### [TASK PROMPT]
From the first line of the listing below to the line with "1.0388, 1.0388, 1.0387, 1.0387, 1.0387]", print each line exactly, and nothing more. Leave out the pictures.

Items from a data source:

/---

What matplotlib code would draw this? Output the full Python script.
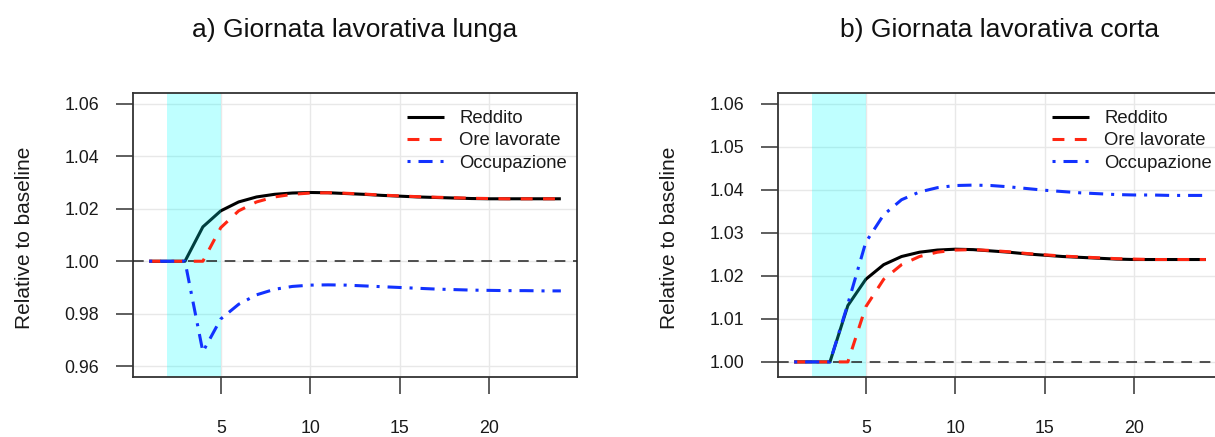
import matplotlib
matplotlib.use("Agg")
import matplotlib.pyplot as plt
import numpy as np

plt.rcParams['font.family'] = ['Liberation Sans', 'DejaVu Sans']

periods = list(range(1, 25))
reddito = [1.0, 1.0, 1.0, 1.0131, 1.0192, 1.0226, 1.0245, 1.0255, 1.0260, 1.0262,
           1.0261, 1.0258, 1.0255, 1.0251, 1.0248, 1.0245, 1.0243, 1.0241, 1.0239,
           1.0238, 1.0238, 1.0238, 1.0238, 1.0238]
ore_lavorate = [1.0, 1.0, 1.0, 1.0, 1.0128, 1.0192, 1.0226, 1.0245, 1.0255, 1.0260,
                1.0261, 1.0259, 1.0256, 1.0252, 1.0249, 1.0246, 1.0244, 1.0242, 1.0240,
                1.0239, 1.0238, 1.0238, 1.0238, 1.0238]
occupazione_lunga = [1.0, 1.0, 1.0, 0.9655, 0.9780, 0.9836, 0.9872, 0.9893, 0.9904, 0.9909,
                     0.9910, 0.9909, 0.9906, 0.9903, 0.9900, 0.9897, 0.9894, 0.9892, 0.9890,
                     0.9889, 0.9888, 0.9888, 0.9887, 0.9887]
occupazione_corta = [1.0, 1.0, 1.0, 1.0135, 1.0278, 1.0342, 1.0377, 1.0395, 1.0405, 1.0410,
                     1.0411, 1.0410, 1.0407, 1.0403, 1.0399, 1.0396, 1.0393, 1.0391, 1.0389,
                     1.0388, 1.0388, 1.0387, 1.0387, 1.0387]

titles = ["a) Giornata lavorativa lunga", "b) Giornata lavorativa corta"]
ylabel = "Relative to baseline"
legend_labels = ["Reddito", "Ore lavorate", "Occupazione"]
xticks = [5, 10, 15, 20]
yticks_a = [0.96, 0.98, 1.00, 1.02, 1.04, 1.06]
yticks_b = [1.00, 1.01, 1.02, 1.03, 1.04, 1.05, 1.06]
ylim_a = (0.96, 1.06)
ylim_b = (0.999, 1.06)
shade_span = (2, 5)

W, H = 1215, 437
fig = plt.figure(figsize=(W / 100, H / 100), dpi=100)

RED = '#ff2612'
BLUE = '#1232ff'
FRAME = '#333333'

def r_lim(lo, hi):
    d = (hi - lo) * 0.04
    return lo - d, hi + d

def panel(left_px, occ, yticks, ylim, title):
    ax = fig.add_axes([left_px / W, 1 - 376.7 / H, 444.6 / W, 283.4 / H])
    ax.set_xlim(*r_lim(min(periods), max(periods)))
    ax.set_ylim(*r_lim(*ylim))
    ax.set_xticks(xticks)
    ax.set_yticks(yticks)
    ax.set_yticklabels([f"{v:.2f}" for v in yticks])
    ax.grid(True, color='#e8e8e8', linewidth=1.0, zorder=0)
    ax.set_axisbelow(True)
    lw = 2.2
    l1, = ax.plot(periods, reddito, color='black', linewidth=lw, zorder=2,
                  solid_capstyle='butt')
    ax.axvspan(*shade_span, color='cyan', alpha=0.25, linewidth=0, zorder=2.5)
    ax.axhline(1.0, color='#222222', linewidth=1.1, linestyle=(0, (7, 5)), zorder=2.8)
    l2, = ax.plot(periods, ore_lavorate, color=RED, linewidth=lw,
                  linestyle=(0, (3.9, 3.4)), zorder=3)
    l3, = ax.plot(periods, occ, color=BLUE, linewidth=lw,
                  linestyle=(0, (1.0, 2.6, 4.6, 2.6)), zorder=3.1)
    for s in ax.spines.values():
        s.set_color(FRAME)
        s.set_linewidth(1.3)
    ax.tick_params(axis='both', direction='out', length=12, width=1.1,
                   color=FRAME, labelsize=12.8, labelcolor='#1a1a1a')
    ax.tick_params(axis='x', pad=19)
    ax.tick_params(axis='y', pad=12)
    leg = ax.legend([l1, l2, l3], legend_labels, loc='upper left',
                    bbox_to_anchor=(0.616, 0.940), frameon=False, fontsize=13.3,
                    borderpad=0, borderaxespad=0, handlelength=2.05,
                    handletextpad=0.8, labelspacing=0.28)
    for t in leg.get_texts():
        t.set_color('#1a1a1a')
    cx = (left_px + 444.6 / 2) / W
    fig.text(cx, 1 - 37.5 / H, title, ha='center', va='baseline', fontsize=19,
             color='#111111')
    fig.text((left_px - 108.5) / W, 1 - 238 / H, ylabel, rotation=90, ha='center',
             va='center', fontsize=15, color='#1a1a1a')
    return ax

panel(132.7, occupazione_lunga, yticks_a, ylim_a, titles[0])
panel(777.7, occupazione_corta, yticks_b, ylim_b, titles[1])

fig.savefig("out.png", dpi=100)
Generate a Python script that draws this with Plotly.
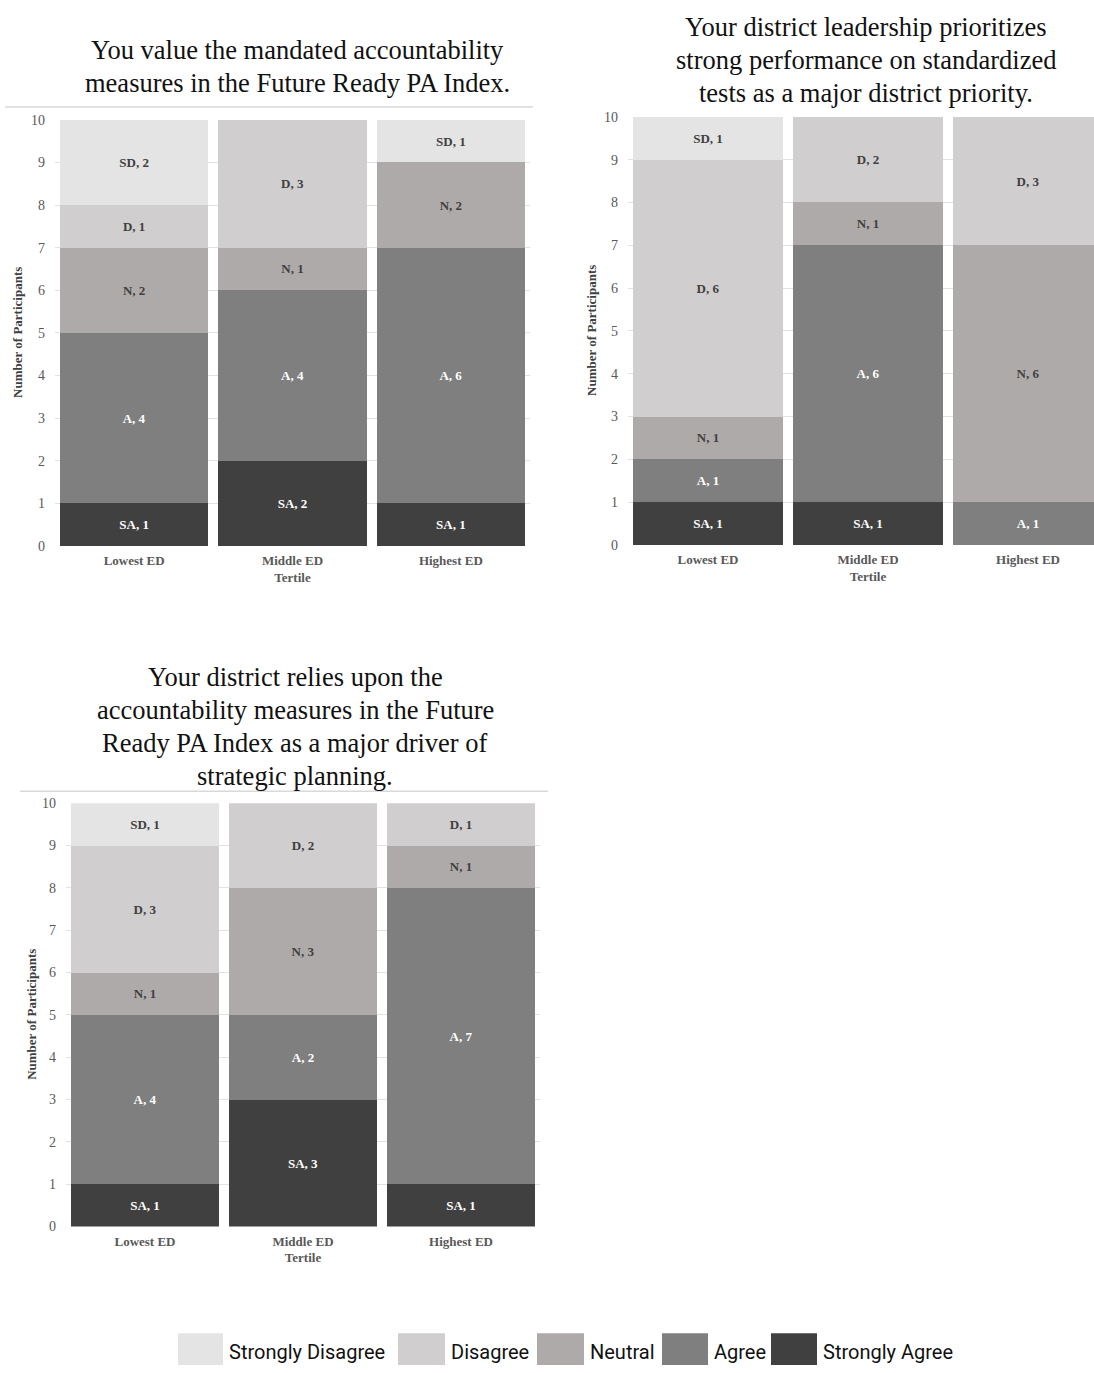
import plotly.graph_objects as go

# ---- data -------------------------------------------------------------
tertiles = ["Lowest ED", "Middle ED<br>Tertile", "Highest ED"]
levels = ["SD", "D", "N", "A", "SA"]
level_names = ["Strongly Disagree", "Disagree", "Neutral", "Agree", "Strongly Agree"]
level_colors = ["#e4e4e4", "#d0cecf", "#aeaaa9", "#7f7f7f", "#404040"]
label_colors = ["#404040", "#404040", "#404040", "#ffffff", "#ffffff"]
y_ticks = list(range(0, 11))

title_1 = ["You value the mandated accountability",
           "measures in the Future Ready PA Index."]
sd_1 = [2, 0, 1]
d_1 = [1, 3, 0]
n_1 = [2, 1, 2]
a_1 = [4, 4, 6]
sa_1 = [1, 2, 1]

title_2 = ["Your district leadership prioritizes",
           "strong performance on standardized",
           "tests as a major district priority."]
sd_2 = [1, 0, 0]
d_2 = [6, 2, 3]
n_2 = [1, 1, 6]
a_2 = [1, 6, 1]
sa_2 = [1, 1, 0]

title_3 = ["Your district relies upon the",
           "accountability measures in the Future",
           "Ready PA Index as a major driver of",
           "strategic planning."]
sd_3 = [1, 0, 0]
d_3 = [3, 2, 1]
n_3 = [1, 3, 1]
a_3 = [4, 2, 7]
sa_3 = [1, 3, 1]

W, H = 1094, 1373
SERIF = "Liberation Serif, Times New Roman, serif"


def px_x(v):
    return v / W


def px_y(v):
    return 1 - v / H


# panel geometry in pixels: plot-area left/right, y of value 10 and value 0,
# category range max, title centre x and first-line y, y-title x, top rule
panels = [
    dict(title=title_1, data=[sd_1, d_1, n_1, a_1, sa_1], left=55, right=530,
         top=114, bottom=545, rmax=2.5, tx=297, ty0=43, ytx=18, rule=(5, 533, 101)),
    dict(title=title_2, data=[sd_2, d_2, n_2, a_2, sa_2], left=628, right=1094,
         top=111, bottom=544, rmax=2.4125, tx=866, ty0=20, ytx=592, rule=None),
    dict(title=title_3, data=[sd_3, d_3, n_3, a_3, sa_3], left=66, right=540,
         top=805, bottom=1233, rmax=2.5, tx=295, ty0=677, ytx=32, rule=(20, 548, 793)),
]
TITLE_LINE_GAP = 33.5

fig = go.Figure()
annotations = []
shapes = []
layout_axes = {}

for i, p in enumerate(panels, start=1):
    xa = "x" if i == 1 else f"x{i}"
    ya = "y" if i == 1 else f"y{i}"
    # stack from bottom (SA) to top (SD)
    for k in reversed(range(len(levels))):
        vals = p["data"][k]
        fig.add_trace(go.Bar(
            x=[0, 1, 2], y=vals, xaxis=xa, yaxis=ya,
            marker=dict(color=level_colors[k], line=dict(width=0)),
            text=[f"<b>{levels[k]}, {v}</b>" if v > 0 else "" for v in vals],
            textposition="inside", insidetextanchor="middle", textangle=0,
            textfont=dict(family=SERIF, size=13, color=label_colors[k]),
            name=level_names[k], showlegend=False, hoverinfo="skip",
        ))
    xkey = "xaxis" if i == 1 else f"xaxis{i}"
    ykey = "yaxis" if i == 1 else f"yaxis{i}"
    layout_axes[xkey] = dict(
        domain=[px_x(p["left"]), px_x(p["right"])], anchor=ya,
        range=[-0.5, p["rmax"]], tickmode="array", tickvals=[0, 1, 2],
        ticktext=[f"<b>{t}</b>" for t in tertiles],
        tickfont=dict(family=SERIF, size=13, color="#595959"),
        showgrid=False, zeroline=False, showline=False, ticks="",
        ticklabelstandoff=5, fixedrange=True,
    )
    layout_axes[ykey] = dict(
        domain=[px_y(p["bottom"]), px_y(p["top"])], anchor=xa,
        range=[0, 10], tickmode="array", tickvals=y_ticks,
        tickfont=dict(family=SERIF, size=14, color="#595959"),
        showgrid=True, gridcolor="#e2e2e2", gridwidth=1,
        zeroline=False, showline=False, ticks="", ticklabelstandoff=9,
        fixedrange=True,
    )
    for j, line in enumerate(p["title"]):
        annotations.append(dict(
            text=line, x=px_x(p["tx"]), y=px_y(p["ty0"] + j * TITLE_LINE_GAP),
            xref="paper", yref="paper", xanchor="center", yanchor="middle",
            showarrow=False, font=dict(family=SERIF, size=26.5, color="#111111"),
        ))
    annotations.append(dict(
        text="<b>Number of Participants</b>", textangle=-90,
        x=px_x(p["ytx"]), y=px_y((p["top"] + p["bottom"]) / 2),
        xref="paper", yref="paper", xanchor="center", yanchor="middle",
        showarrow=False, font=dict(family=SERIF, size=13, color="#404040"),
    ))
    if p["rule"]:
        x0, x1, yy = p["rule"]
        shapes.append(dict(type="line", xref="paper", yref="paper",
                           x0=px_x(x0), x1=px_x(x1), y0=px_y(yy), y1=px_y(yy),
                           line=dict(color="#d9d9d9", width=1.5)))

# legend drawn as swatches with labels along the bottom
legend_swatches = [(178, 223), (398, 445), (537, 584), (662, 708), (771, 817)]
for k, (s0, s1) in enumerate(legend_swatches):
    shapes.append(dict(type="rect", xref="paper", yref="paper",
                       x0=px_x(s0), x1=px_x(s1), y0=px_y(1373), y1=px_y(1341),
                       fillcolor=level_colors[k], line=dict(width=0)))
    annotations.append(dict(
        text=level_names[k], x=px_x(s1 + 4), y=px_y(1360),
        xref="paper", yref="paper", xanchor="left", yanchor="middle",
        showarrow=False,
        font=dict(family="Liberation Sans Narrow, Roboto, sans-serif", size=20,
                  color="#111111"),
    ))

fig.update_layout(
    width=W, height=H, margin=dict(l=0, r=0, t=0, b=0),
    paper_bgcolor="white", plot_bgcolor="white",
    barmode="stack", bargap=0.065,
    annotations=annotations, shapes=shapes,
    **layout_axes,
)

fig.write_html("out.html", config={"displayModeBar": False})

\---

### [ANSWER TO THE TASK]
What matplotlib code would draw this? Output the full Python script.
import matplotlib
matplotlib.use("Agg")
import matplotlib.pyplot as plt
import numpy as np

plt.rcParams['font.family'] = ['Liberation Sans', 'DejaVu Sans']

periods = list(range(1, 25))
reddito = [1.0, 1.0, 1.0, 1.0131, 1.0192, 1.0226, 1.0245, 1.0255, 1.0260, 1.0262,
           1.0261, 1.0258, 1.0255, 1.0251, 1.0248, 1.0245, 1.0243, 1.0241, 1.0239,
           1.0238, 1.0238, 1.0238, 1.0238, 1.0238]
ore_lavorate = [1.0, 1.0, 1.0, 1.0, 1.0128, 1.0192, 1.0226, 1.0245, 1.0255, 1.0260,
                1.0261, 1.0259, 1.0256, 1.0252, 1.0249, 1.0246, 1.0244, 1.0242, 1.0240,
                1.0239, 1.0238, 1.0238, 1.0238, 1.0238]
occupazione_lunga = [1.0, 1.0, 1.0, 0.9655, 0.9780, 0.9836, 0.9872, 0.9893, 0.9904, 0.9909,
                     0.9910, 0.9909, 0.9906, 0.9903, 0.9900, 0.9897, 0.9894, 0.9892, 0.9890,
                     0.9889, 0.9888, 0.9888, 0.9887, 0.9887]
occupazione_corta = [1.0, 1.0, 1.0, 1.0135, 1.0278, 1.0342, 1.0377, 1.0395, 1.0405, 1.0410,
                     1.0411, 1.0410, 1.0407, 1.0403, 1.0399, 1.0396, 1.0393, 1.0391, 1.0389,
                     1.0388, 1.0388, 1.0387, 1.0387, 1.0387]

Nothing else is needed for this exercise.